Dengan kesadaran ini, digital balance tidak lagi dianggap gaya hidup eksklusif, tetapi kebutuhan semua kalangan.
◆ Tantangan dalam Menerapkan Digital Balance
Meski tren positif, ada beberapa tantangan:
-
Ketergantungan kerja digital: banyak profesi sulit lepas dari layar.
-
FOMO (fear of missing out): tekanan untuk selalu update di media sosial.
-
Kurangnya kesadaran masyarakat: sebagian orang masih menganggap digital balance tidak penting.
-
Akses terbatas: di kota kecil, fasilitas alternatif hiburan offline masih minim.
Tantangan ini membuat digital balance butuh dukungan lebih luas dari perusahaan, komunitas, hingga kebijakan pemerintah.
◆ Kesimpulan & Renungan Akhir
Digital balance 2025 adalah jawaban atas hidup serba online yang sering membuat orang kewalahan.

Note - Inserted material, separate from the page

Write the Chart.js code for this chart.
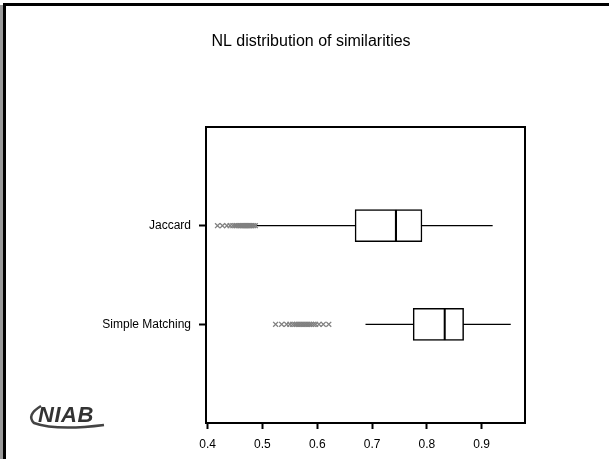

Dengan membatasi screen time, mengatur aktivitas offline, dan menjaga mindfulness, masyarakat bisa tetap produktif tanpa mengorbankan kesehatan mental.
Tren ini bukan hanya lifestyle, tetapi kebutuhan. Jika dijalani secara konsisten, digital balance bisa membuat hidup lebih seimbang, bahagia, dan bermakna.